Functional Training

New fitness and sports trends currently pop up and change as regularly as new fashion styles or the charts on Spotify and it can get very confusing and hard to identify what is good and efficient and what works for oneself. One of these current very à la mode fitness phenomena is functional training. Now whenever I tell people/clients about functional training, the first question I most often get, is: what is functional training? Functional training uses, and more importantly practices, movements that people need in their daily lives, movements like walking up stairs, picking up a glass from a shelf, lifting a grocery box or taking a stroller out of the trunk of the car. In doing so, muscles are being used and reinforced in their actual “function” and not with the help of a machine. The ultimate goal of functional training is not necessarily the building up or  development of a specific muscle but to increase its functionality. The training mainly, but not exclusively, focuses on balance, stability (joint stabilisation) as well as coordination and mobility with a big focus on core and lower back strength. Contrary to many machines we find in gyms, which often allow movements in only one or two directions, functional training focuses on multidimensional movements. It works a lot with body weight alone but also with different equipment such as ViPR, kettle bells, Togu balls, fitness balls, TRX and many more, which makes it easy to take the workout wherever you want….your backyard, office, park or living room. Having recently been certified as a functional trainer with the Crosshaus Berlin, I have become a huge fan of this kind of workout because it not only provides a fun, challenging and very varied workout but it is also crucial to not only prevent injuries but also contribute to recovery from injuries and has a corrective function for example for people with incorrect posture or other pre-conditions. Of course: in sports there is no one size fits all and what may work for one person may not work for another, however, if you are looking for a workout in a save and healthy environment, functional training is a great solution.

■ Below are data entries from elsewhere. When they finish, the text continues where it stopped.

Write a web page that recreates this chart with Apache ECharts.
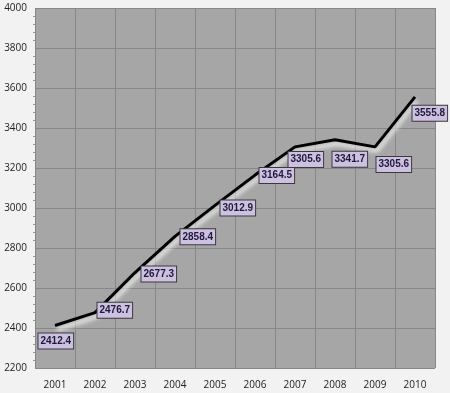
<!DOCTYPE html>
<html><head><meta charset="utf-8">
<script src="https://cdn.jsdelivr.net/npm/echarts@6/dist/echarts.min.js"></script>
<style>html,body{margin:0;padding:0;background:#f2f2f2}#c{width:450px;height:393px}</style>
</head><body><div id="c"></div>
<script>
var years = ['2001','2002','2003','2004','2005','2006','2007','2008','2009','2010'];
var values = [2412.4, 2476.7, 2677.3, 2858.4, 3012.9, 3164.5, 3305.6, 3341.7, 3305.6, 3555.8];
var labelOffsets = [[-16,16],[3,-2],[7,2],[6,1],[6,3],[5,1],[-6,13],[-2,20],[2,18],[-2,17]];

var chart = echarts.init(document.getElementById('c'));
chart.setOption({
  backgroundColor: '#f2f2f2',
  animation: false,
  grid: {left: 35, right: 15, top: 8, bottom: 25, show: true, backgroundColor: '#a6a6a6', borderWidth: 0},
  xAxis: {
    type: 'category', data: years, boundaryGap: true,
    axisLine: {show: false}, axisTick: {show: false},
    splitLine: {show: true, lineStyle: {color: '#878787', width: 1}},
    axisLabel: {color: '#222', fontFamily: 'Open Sans', fontSize: 10, margin: 12, interval: 0}
  },
  yAxis: {
    type: 'value', min: 2200, max: 4000, interval: 200,
    axisLine: {show: false}, axisTick: {show: false},
    minorTick: {show: true, splitNumber: 5, length: 2, lineStyle: {color: '#999999'}},
    splitLine: {show: true, lineStyle: {color: '#878787', width: 1}},
    axisLabel: {color: '#222', fontFamily: 'Open Sans', fontSize: 10, margin: 8,
      formatter: function(v){ return String(v); }}
  },
  series: [{
    type: 'line',
    data: values.map(function(v, i){
      return {value: v, label: {position: [labelOffsets[i][0], labelOffsets[i][1]]}};
    }),
    symbol: 'circle', symbolSize: 1, showSymbol: true,
    itemStyle: {color: 'rgba(0,0,0,0)'},
    lineStyle: {color: '#000', width: 3, shadowColor: 'rgba(255,255,255,0.95)', shadowBlur: 4, shadowOffsetX: 2, shadowOffsetY: 4},
    label: {
      show: true, align: 'left', verticalAlign: 'middle',
      formatter: function(p){ return p.value.toFixed(1); },
      fontFamily: 'Liberation Sans', fontWeight: 'bold', fontSize: 10, color: '#1f1a3a',
      backgroundColor: '#cdc0e0', borderColor: '#3a3a3a', borderWidth: 1,
      padding: [2, 2, 1, 2], lineHeight: 12
    },
    labelLayout: {hideOverlap: false}
  }]
});
</script></body></html>
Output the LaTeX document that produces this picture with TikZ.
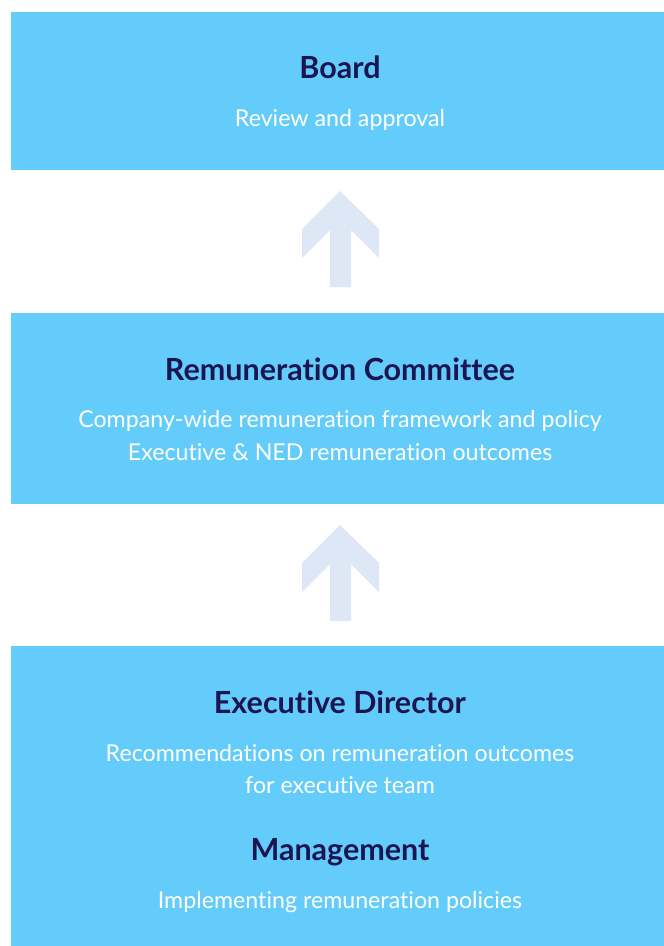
\documentclass[tikz,border=0pt]{standalone}
\usepackage{fontspec}
\setmainfont{Lato}[Ligatures=NoCommon]
\definecolor{boxblue}{RGB}{100,204,250}
\definecolor{navy}{RGB}{27,21,81}
\definecolor{arrowgrey}{RGB}{222,231,246}
\begin{document}
\begin{tikzpicture}[x=1pt,y=-1pt,
  panel/.style={fill=boxblue,draw=none},
  title/.style={anchor=base,text=navy,font=\fontsize{30.5}{34}\selectfont\bfseries,inner sep=0pt},
  body/.style={anchor=base,text=white,font=\fontsize{23.2}{27}\selectfont,inner sep=0pt},
  uparrow/.style={fill=arrowgrey,draw=none}]
\useasboundingbox (0,0) rectangle (664,946);
\fill[white] (0,0) rectangle (664,946);
% panels
\path[panel] (11,12) rectangle (664,170);
\path[panel] (11,313) rectangle (664,504);
\path[panel] (11,646) rectangle (664,946);
% board
\node[title] (board) at (340,78) {Board};
\node[body] (boardtxt) at (340,126) {Review and approval};
% remuneration committee
\node[title] (remco) at (340,380) {Remuneration Committee};
\node[body] (remco1) at (340,427) {Company-wide remuneration framework and policy};
\node[body] (remco2) at (340,460) {Executive \& NED remuneration outcomes};
% executive director
\node[title] (exec) at (340,713) {Executive Director};
\node[body] (exec1) at (340,761) {Recommendations on remuneration outcomes};
\node[body] (exec2) at (340,793) {for executive team};
% management
\node[title] (mgmt) at (340,860) {Management};
\node[body] (mgmt1) at (340,908) {Implementing remuneration policies};
% arrows
\coordinate (a1) at (340,191);
\coordinate (a2) at (340,525);
\foreach \c in {a1,a2}{
  \path[uparrow] (\c) -- ++(-38,38) -- ++(0,29) -- ++(28,-28) -- ++(0,57)
    -- ++(21,0) -- ++(0,-57) -- ++(28,28) -- ++(0,-29) -- cycle;
}
\end{tikzpicture}
\end{document}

I am not a future teller (I sometimes wish I was), however, I strongly believe that functional training is not just another trend that will disappear after the first hype is over, but will remain/become an important factor in the fitness and gym world but also in our every day lives, simply because at the end of the day: what is more important (especially when getting older): having a perfectly toned body or being to able to carry your groceries and walking up the stairs of your house without pain (by the age of 70)??